この研究では、下記の2つの大きな臨床試験の比較を行っています。

   TENAYA/LUCERNE試験(ファリシマブという薬を使った試験)
   → 「視力の変化または光干渉断層計(OCT)所見の変化」があれば“病気活動あり”と判断

   PULSAR試験(アフリベルセプト8mgを使った試験)
   → 「視力の変化かつOCT所見の変化」が揃ってはじめて“病気活動あり”

たとえば、「少し滲出液が増えたけど、視力は安定している」という場合、

   TENAYA/LUCERNEでは「活動性あり → 注射間隔を延ばさない」

   PULSARでは「活動性なし → 注射間隔を延ばしてOK」  となります。

本論文の研究者たちは、TENAYA/LUCERNEのデータを使って、
もし「PULSARと同じ基準(AND条件)」を使っていたら、注射間隔がどう変わったかを調べました。

その結果、

実際のTENAYA/LUCERNEでは、78%の人が「12週以上の間隔」に到達、

もしPULSAR式の判断をしていたら、実に96%の人が12週以上になりました。

「病気の活動性」をどう定義するかによって、投与間隔が違ってくるというわけです。

さらに、TENAYA/LUCERNEの患者で「活動性あり」とされた患者(約120人)を詳しく調べてた結果、

76%がOCT上の滲出液の増加のみで活動性と判断され、視力低下があった人はわずか29%でした。

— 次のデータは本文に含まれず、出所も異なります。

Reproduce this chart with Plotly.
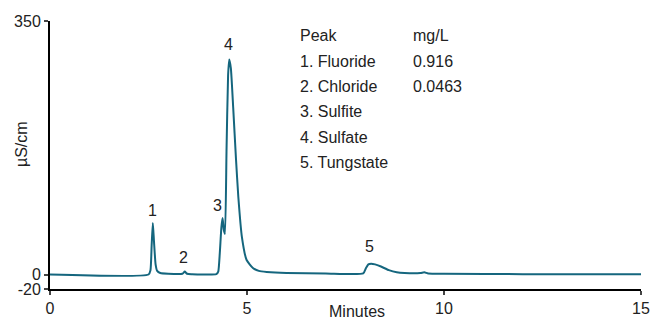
import plotly.graph_objects as go

# Chromatogram points (minutes, µS/cm)
time_min = [0.0, 2.50, 2.55, 2.58, 2.61, 2.64, 2.68, 2.72, 2.80, 3.00,
            3.36, 3.42, 3.48, 3.60, 4.22, 4.27, 4.31, 4.35, 4.38, 4.41,
            4.44, 4.48, 4.52, 4.55, 4.59, 4.65, 4.72, 4.78, 4.87, 4.99,
            5.15, 5.30, 5.50, 6.00, 7.00, 7.95, 8.02, 8.08, 8.15, 8.25,
            8.40, 8.60, 8.80, 9.00, 9.40, 9.50, 9.60, 10.0, 12.0, 15.0]
signal = [0.0, 0.0, 6.0, 40.0, 71.0, 45.0, 14.0, 5.0, 2.0, 1.0,
          1.0, 4.0, 1.0, 0.5, 0.5, 4.0, 30.0, 65.0, 78.0, 62.0,
          56.0, 170.0, 275.0, 297.0, 285.0, 230.0, 160.0, 107.0, 52.0, 20.0,
          9.0, 5.0, 3.5, 2.0, 1.5, 1.5, 9.0, 14.0, 15.0, 14.0,
          11.0, 6.0, 3.0, 2.0, 2.0, 3.0, 1.5, 1.0, 0.5, 0.5]

peak_labels = ["1", "2", "3", "4", "5"]
peak_label_x = [2.61, 3.38, 4.24, 4.54, 8.12]
peak_label_y = [88, 23, 95, 317, 38]

table_col1 = ["Peak", "1. Fluoride", "2. Chloride", "3. Sulfite", "4. Sulfate", "5. Tungstate"]
table_col2 = ["mg/L", "0.916", "0.0463", "", "", ""]

x_ticks = [0, 5, 10, 15]
y_ticks = [-20, 0, 350]
y_tick_text = ["-20", "0", "350"]

FONT = "Liberation Sans, Arial, Helvetica, sans-serif"
TEXT = "#222"
LINE_COLOR = "#15667e"

fig = go.Figure()
fig.add_trace(go.Scatter(x=time_min, y=signal, mode="lines",
                         line=dict(color=LINE_COLOR, width=2, shape="spline", smoothing=0.5),
                         hoverinfo="skip", showlegend=False))

for t, x, y in zip(peak_labels, peak_label_x, peak_label_y):
    fig.add_annotation(x=x, y=y, text=t, showarrow=False, xanchor="center", yanchor="middle",
                       font=dict(family=FONT, size=16, color=TEXT))

row_y0 = 329.4
row_step = 35.0
for i, (a, b) in enumerate(zip(table_col1, table_col2)):
    yy = row_y0 - i * row_step
    fig.add_annotation(x=6.29, y=yy, text=a, showarrow=False, xanchor="left", yanchor="middle",
                       font=dict(family=FONT, size=16, color=TEXT))
    if b:
        fig.add_annotation(x=9.17, y=yy, text=b, showarrow=False, xanchor="left", yanchor="middle",
                           font=dict(family=FONT, size=16, color=TEXT))

# axis titles
fig.add_annotation(xref="paper", yref="paper", x=0.519, y=-0.085, text="Minutes", showarrow=False,
                   xanchor="center", yanchor="middle", font=dict(family=FONT, size=16, color=TEXT))
fig.add_annotation(xref="paper", yref="paper", x=-0.03, y=0.54, text="µS/cm", textangle=-90,
                   showarrow=False, xanchor="right", yanchor="middle",
                   font=dict(family=FONT, size=16, color=TEXT))

fig.update_layout(
    width=653, height=322,
    margin=dict(l=50, r=12, t=21, b=33),
    paper_bgcolor="white", plot_bgcolor="white",
    font=dict(family=FONT, size=16, color=TEXT),
    xaxis=dict(range=[0, 15], tickvals=x_ticks, ticks="outside", ticklen=4, tickwidth=2,
               showline=True, linecolor="black", linewidth=2, showgrid=False, zeroline=False,
               automargin=False, tickfont=dict(size=16, color=TEXT)),
    yaxis=dict(range=[-20, 350], tickvals=y_ticks, ticktext=y_tick_text, ticks="outside",
               ticklen=4, tickwidth=2,
               showline=True, linecolor="black", linewidth=2, showgrid=False, zeroline=False,
               automargin=False, tickfont=dict(size=16, color=TEXT)),
)

fig.write_html("out.html")
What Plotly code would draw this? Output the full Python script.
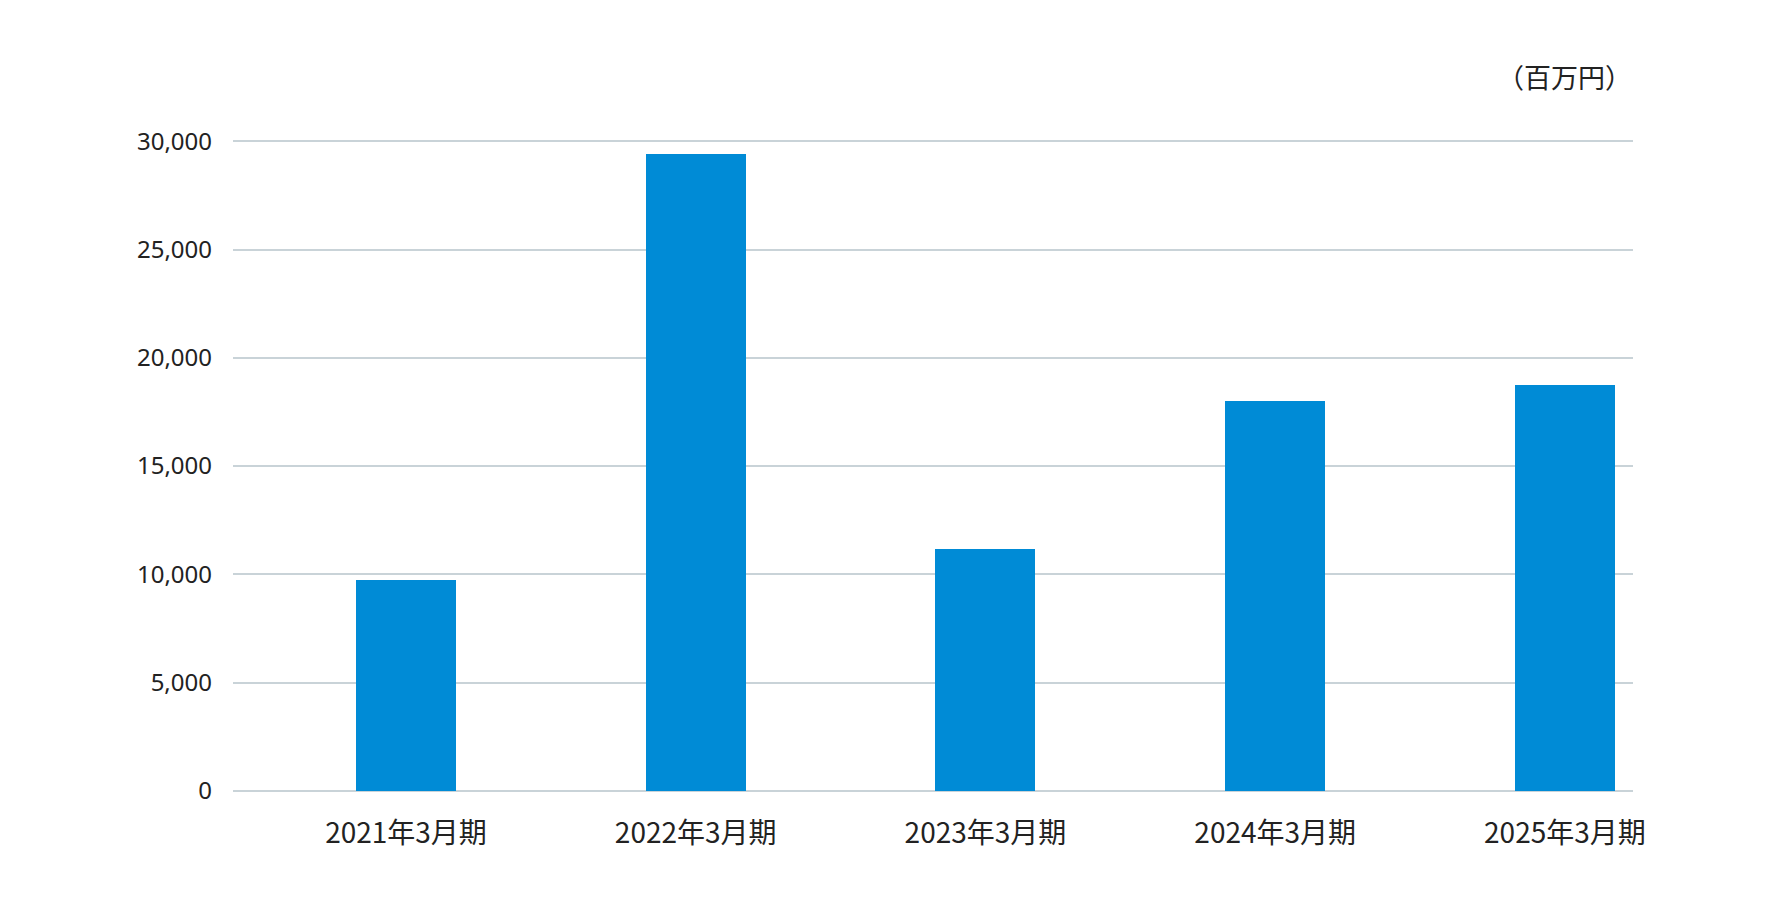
import plotly.graph_objects as go

# 決算期と値（百万円）
periods = ["2021年3月期", "2022年3月期", "2023年3月期", "2024年3月期", "2025年3月期"]
values = [9740, 29390, 11150, 18000, 18740]
y_ticks = [0, 5000, 10000, 15000, 20000, 25000, 30000]
y_tick_labels = ["0", "5,000", "10,000", "15,000", "20,000", "25,000", "30,000"]
unit_label = "（百万円）"

bar = go.Bar(x=periods, y=values,
             marker=dict(color="#008bd6", line=dict(width=0)),
             width=0.345,
             hoverinfo="x+y")

fig = go.Figure(data=[bar])
fig.update_layout(width=1780, height=912,
                  paper_bgcolor="white", plot_bgcolor="white",
                  margin=dict(l=225, r=155, t=130, b=126),
                  font=dict(family="Noto Sans CJK JP, Noto Sans, sans-serif",
                            color="#222222"),
                  showlegend=False,
                  bargap=0)

fig.update_xaxes(type="category", range=[-0.597, 4.235],
                 showgrid=False, zeroline=False, showline=False,
                 ticks="", tickfont=dict(size=28), ticklabelstandoff=20)

fig.update_yaxes(range=[-150, 30150],
                 tickvals=y_ticks, ticktext=y_tick_labels,
                 showgrid=True, gridcolor="#c9d3d8", gridwidth=2,
                 zeroline=False, showline=False,
                 ticks="", tickfont=dict(size=24, family="Noto Sans"),
                 ticklabelstandoff=20)

# unit label over the last bar
fig.add_annotation(x=periods[-1], xref="x", y=1, yref="paper",
                   yanchor="middle", yshift=62,
                   text=unit_label, showarrow=False,
                   font=dict(size=27))

fig.write_html("out.html")
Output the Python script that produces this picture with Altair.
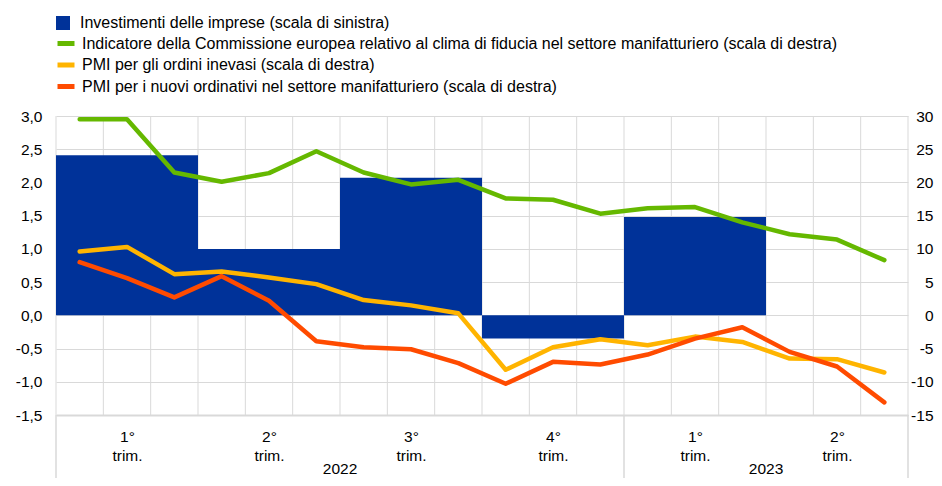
import altair as alt
import pandas as pd

# ---- data ----
month_idx = list(range(18))  # Jan 2022 .. Jun 2023
green = [29.5, 29.5, 21.5, 20.1, 21.4, 24.7, 21.5, 19.7, 20.4, 17.6, 17.4, 15.3, 16.1, 16.3, 14.0, 12.2, 11.4, 8.3]
yellow = [9.6, 10.3, 6.2, 6.6, 5.7, 4.7, 2.3, 1.5, 0.3, -8.2, -4.8, -3.6, -4.5, -3.2, -4.0, -6.5, -6.6, -8.6]
red = [8.0, 5.6, 2.7, 5.9, 2.2, -3.9, -4.8, -5.1, -7.2, -10.3, -7.0, -7.4, -5.9, -3.5, -1.8, -5.5, -7.7, -13.1]
quarter_start = [0, 3, 6, 9, 12]
quarter_end = [3, 6, 9, 12, 15]
invest = [2.41, 1.0, 2.07, -0.35, 1.48]
quarter_centers = [1.5, 4.5, 7.5, 10.5, 13.5, 16.5]
years = ["2022", "2023"]
year_centers = [6, 15]
year_bounds = [0, 12, 18]

bar_name = "Investimenti delle imprese (scala di sinistra)"
line_names = [
    "Indicatore della Commissione europea relativo al clima di fiducia nel settore manifatturiero (scala di destra)",
    "PMI per gli ordini inevasi (scala di destra)",
    "PMI per i nuovi ordinativi nel settore manifatturiero (scala di destra)",
]
line_colors = ["#65B800", "#FFB400", "#FF4B00"]
bar_color = "#003299"

FONT = "Liberation Sans"
W, H = 852, 299
GRID = "#d9d9d9"
AX_FS = 15.5
LEG_FS = 16

rows = []
for name, vals in zip(line_names, [green, yellow, red]):
    for m, v in zip(month_idx, vals):
        rows.append({"m": m + 0.5, "value": v, "series": name})
df_lines = pd.DataFrame(rows)
df_bars = pd.DataFrame({"q0": quarter_start, "q1": quarter_end, "value": invest, "series": bar_name})
df_grid = pd.DataFrame({"m": list(range(19))})
df_years = pd.DataFrame({"m": year_centers, "label": years})
df_sep = pd.DataFrame({"m": year_bounds})

x_scale = alt.Scale(domain=[0, 18], nice=False, zero=False)

grid = alt.Chart(df_grid).mark_rule(color=GRID, strokeWidth=1).encode(
    x=alt.X(
        "m:Q",
        scale=x_scale,
        title=None,
        axis=alt.Axis(
            values=quarter_centers,
            labelExpr="[(floor(datum.value/3)%4+1) + '°', 'trim.']",
            grid=False,
            ticks=False,
            domainColor=GRID,
            domainWidth=2,
            labelFontSize=AX_FS,
            labelFont=FONT,
            labelColor="#000",
            labelPadding=14,
            labelLineHeight=19,
            labelAngle=0,
        ),
    )
)

bars = alt.Chart(df_bars).mark_rect().encode(
    x=alt.X("q0:Q", scale=x_scale),
    x2="q1:Q",
    y=alt.Y(
        "value:Q",
        scale=alt.Scale(domain=[-1.5, 3.0], nice=False, zero=False),
        title=None,
        axis=alt.Axis(
            values=[-1.5, -1.0, -0.5, 0.0, 0.5, 1.0, 1.5, 2.0, 2.5, 3.0],
            labelExpr="(datum.value < 0 ? '-' : '') + replace(format(abs(datum.value), '.1f'), '.', ',')",
            grid=True,
            gridColor=GRID,
            gridWidth=1,
            domain=False,
            ticks=False,
            labelFontSize=AX_FS,
            labelFont=FONT,
            labelColor="#000",
            labelPadding=14,
        ),
    ),
    y2=alt.datum(0),
    color=alt.Color(
        "series:N",
        scale=alt.Scale(domain=[bar_name], range=[bar_color]),
        legend=alt.Legend(
            orient="none",
            legendX=-1,
            legendY=-101,
            title=None,
            symbolType="square",
            symbolSize=196,
            symbolStrokeWidth=0,
            symbolOpacity=1,
            labelFontSize=LEG_FS,
            labelFont=FONT,
            labelColor="#000",
            labelOffset=9,
            labelLimit=900,
            padding=0,
        ),
    ),
)

lines = alt.Chart(df_lines).mark_line(strokeWidth=4.5, strokeCap="round", strokeJoin="round").encode(
    x=alt.X("m:Q", scale=x_scale),
    y=alt.Y(
        "value:Q",
        scale=alt.Scale(domain=[-15, 30], nice=False, zero=False),
        title=None,
        axis=alt.Axis(
            orient="right",
            values=list(range(-15, 31, 5)),
            labelExpr="(datum.value < 0 ? '-' : '') + format(abs(datum.value), 'd')",
            grid=False,
            domain=False,
            ticks=False,
            labelFontSize=AX_FS,
            labelFont=FONT,
            labelColor="#000",
            labelAlign="right",
            labelPadding=25,
        ),
    ),
    stroke=alt.Stroke(
        "series:N",
        sort=line_names,
        scale=alt.Scale(domain=line_names, range=line_colors),
        legend=alt.Legend(
            orient="none",
            legendX=-1,
            legendY=-83.5,
            title=None,
            symbolType="stroke",
            symbolSize=289,
            symbolStrokeWidth=5,
            labelFontSize=LEG_FS,
            labelFont=FONT,
            labelColor="#000",
            labelOffset=5,
            labelLimit=900,
            rowPadding=0.5,
            padding=0,
        ),
    ),
    order=alt.Order("m:Q"),
)

seps = alt.Chart(df_sep).mark_rule(color=GRID, strokeWidth=1.5).encode(
    x=alt.X("m:Q", scale=x_scale),
    y=alt.value(H),
    y2=alt.value(H + 75),
)

year_text = alt.Chart(df_years).mark_text(
    font=FONT, fontSize=AX_FS, color="#000", baseline="middle", align="center"
).encode(
    x=alt.X("m:Q", scale=x_scale),
    y=alt.value(H + 54),
    text="label:N",
)

left = alt.layer(grid, bars, seps, year_text)
chart = (
    alt.layer(left, lines)
    .resolve_scale(y="independent", color="independent", stroke="independent")
    .properties(
        width=W,
        height=H,
        autosize=alt.AutoSizeParams(type="none"),
        padding={"left": 48, "top": 108, "right": 26, "bottom": 63},
    )
    .configure(font=FONT)
    .configure_view(stroke=None)
)

chart.save("out.html", embed_options={"renderer": "svg", "actions": False})
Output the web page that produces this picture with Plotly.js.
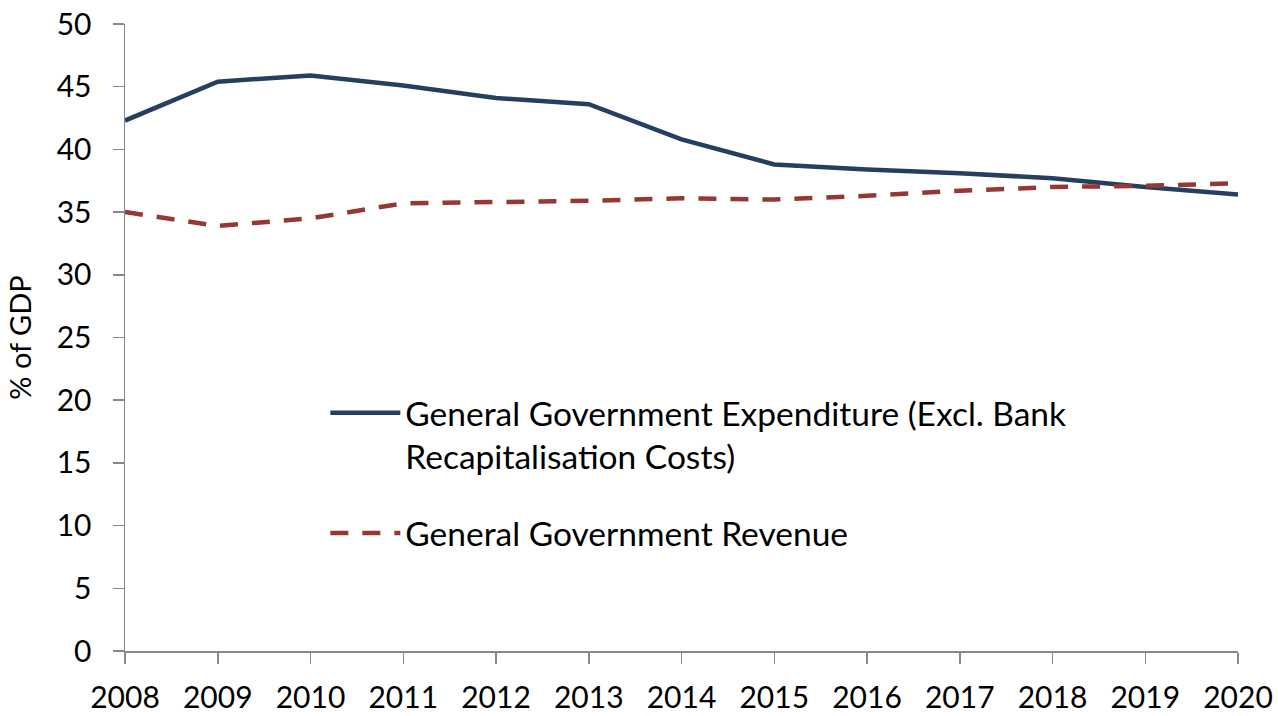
<!DOCTYPE html>
<html>
<head>
<meta charset="utf-8">
<script src="https://cdn.plot.ly/plotly-3.0.1.min.js"></script>
<style>html,body{margin:0;padding:0;background:#fff;}#chart{width:1278px;height:716px;}</style>
</head>
<body>
<div id="chart"></div>
<script>
const years = [2008, 2009, 2010, 2011, 2012, 2013, 2014, 2015, 2016, 2017, 2018, 2019, 2020];
const expenditure = [42.3, 45.4, 45.9, 45.1, 44.1, 43.6, 40.8, 38.8, 38.4, 38.1, 37.7, 37.0, 36.4];
const revenue = [35.0, 33.9, 34.5, 35.7, 35.8, 35.9, 36.1, 36.0, 36.3, 36.7, 37.0, 37.1, 37.3];
const expName = "General Government Expenditure (Excl. Bank<br>Recapitalisation Costs)";
const revName = "General Government Revenue";

const font = "Lato, 'Open Sans', sans-serif";
const traces = [
  {x: years, y: expenditure, name: expName, type: "scatter", mode: "lines", legendgroup: "exp",
   line: {color: "#253F60", width: 4.5}},
  {x: years, y: revenue, name: revName, type: "scatter", mode: "lines", legendgroup: "rev",
   line: {color: "#953735", width: 4.5, dash: "18px,14px"}}
];
const layout = {
  width: 1278, height: 716,
  margin: {l: 125, r: 40, t: 24, b: 65},
  paper_bgcolor: "#fff", plot_bgcolor: "#fff",
  font: {family: font, size: 30, color: "#000"},
  showlegend: true,
  legend: {x: 0.18, y: 0.425, xanchor: "left", yanchor: "top", valign: "top",
           font: {family: font, size: 33.5, color: "#000"},
           tracegroupgap: 30, itemwidth: 70, bgcolor: "rgba(0,0,0,0)"},
  xaxis: {range: [2008, 2020], tickvals: years, ticktext: years.map(String),
          showgrid: false, zeroline: false, showline: true, linecolor: "#888", linewidth: 1.5,
          ticks: "outside", ticklen: 11, tickcolor: "#888", tickwidth: 1.5,
          ticklabelstandoff: 8,
          tickfont: {family: font, size: 30}, fixedrange: true},
  yaxis: {range: [0, 50], tickvals: [0,5,10,15,20,25,30,35,40,45,50],
          showgrid: false, zeroline: false, showline: true, linecolor: "#888", linewidth: 1.5,
          ticks: "outside", ticklen: 11, tickcolor: "#888", tickwidth: 1.5,
          ticklabelstandoff: 15,
          tickfont: {family: font, size: 30},
          title: {text: "% of GDP", font: {family: font, size: 29}, standoff: 16}}
};
Plotly.newPlot("chart", traces, layout, {displayModeBar: false, staticPlot: true});
</script>
</body>
</html>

つまり、多くのケースでは、視力は落ちていないけれどOCT所見の悪化(網膜の中での病状の進行を意味します)が認められたという状況です。

このようなケースは、日常の臨床現場でもよくあることです。

では、なぜ視力だけでは判断できないのでしょうか?

視力はとても大切な指標ですが、短期間では大きく変化しにくいこともあります。
また、たとえ視力が良好でも、OCTで滲出液がたまっている状態を放っておくと、後から視機能が悪化する可能性があることがわかってきています。

そのため、多くの専門医は「視力よりもOCTでの変化」を重視して治療を継続します。

今回の研究でも、「視力変化+OCT所見」の両方を求めるPULSAR式の判断は、 実臨床とはやや離れていると指摘されています。

当院では、加齢黄斑変性の治療方針を「見た目の安定」と「見え方の維持」の両方を考えて決めています。
視力が変わらなくても、OCTに変化があるときには再治療を検討し、
患者さんの生活スタイルや通院状況も考慮して、最適な注射間隔を一緒に考えていきます。

眼内注射を減らしたい気持ちは誰もが持っています。
でも、「間隔を延ばす」ことと、「視力を長く守る」ことのバランスがとても大切です。

今回の研究は、そうした判断の根拠や背景を、私たち医療者だけでなく患者さんにも知っていただくための、とても良いヒントになると思います。

今後も、科学的な知見をわかりやすくお伝えしながら、皆さんの目の健康を守っていければと思っています。